Deuxième axe de défense, ses avocats avaient souligné le "contexte politique fort" de cette demande d’extradition, en rappelant l’affaire du financement libyen présumé de la campagne présidentielle de Nicolas Sarkozy en 2007.
Cette affaire vaut à l’ex-président français d’être mis en examen pour "corruption passive", "financement illégal de campagne électorale" et "recel de détournement de fonds publics libyens". Il n’a pas le droit de se rendre en Libye ni de rencontrer neuf protagonistes, dont Alexandre Djouhri.
La défense de M. Djouhri l’avait donc présenté comme une cible "évidente" pour des enquêteurs cherchant à atteindre M. Sarkozy par procuration, tout en essayant de discréditer cette enquête.
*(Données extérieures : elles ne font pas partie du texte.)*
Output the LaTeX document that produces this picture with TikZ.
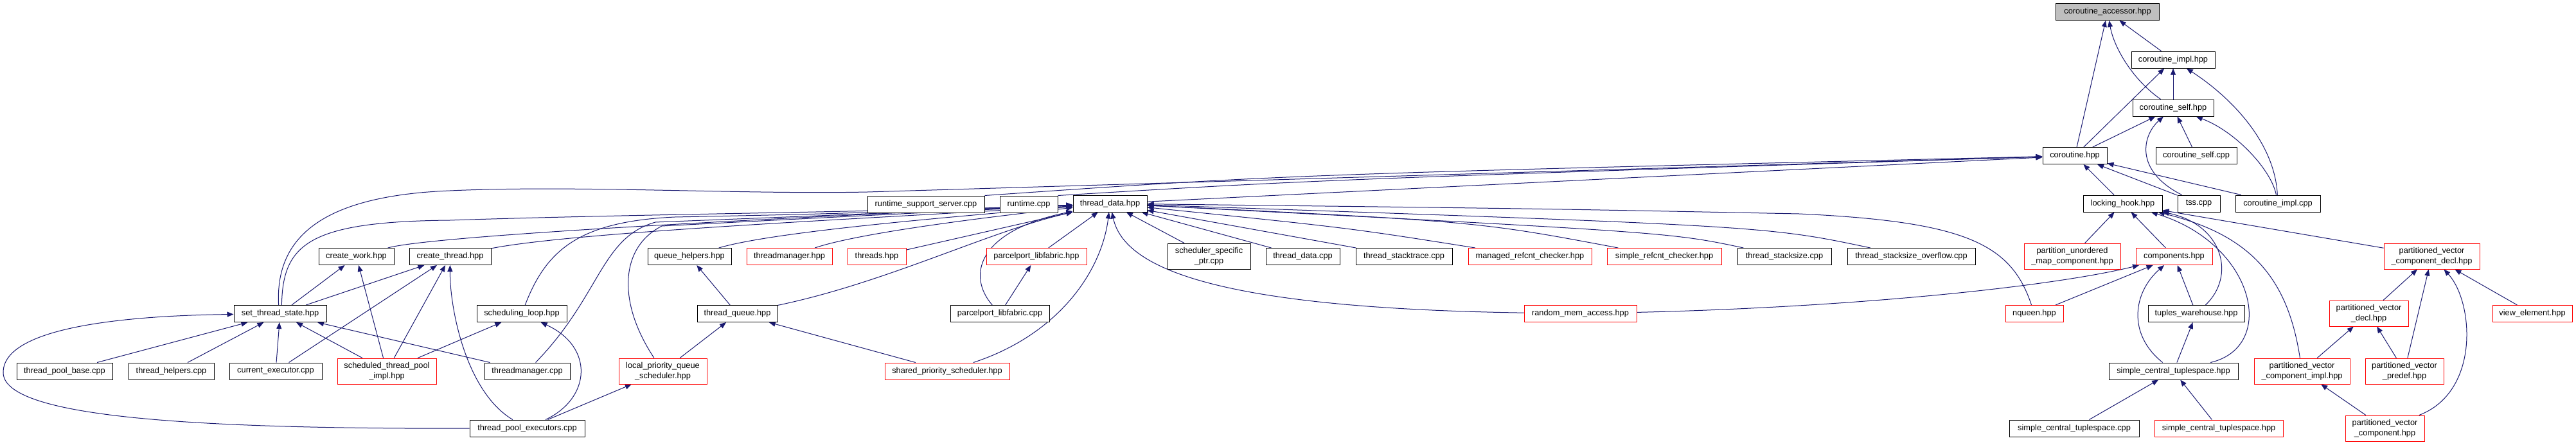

Mais pour la juge britannique, "il n’y a pas de preuve suffisante que les autorités françaises ont manipulé ou utilisé des procédures pour opprimer ou injustement porter préjudice à M. Djouhri (…). Selon moi, il y pas eu abus de procédure".
Les avocats d’Alexandre Djouhri avaient enfin mis en avant, à Londres, sa santé fragile pour contester la demande d’extradition des autorités françaises.
Son coeur bat "anormalement vite", avait témoigné le docteur Alan Mitchell, mandaté par la défense, estimant que "le stress" était "un des facteurs responsables de ce rythme cardiaque trop rapide".
L’homme d’affaire avait dû être soigné à deux reprises en prison, avec un défibrillateur, selon le docteur Mitchell. Il a aussi subi l’implantation d’un défibrillateur sous-cutané.
Contactés par l’AFP après la décision d’extradition, les avocats français de M. Djouhri, n’ont pas souhaité réagir.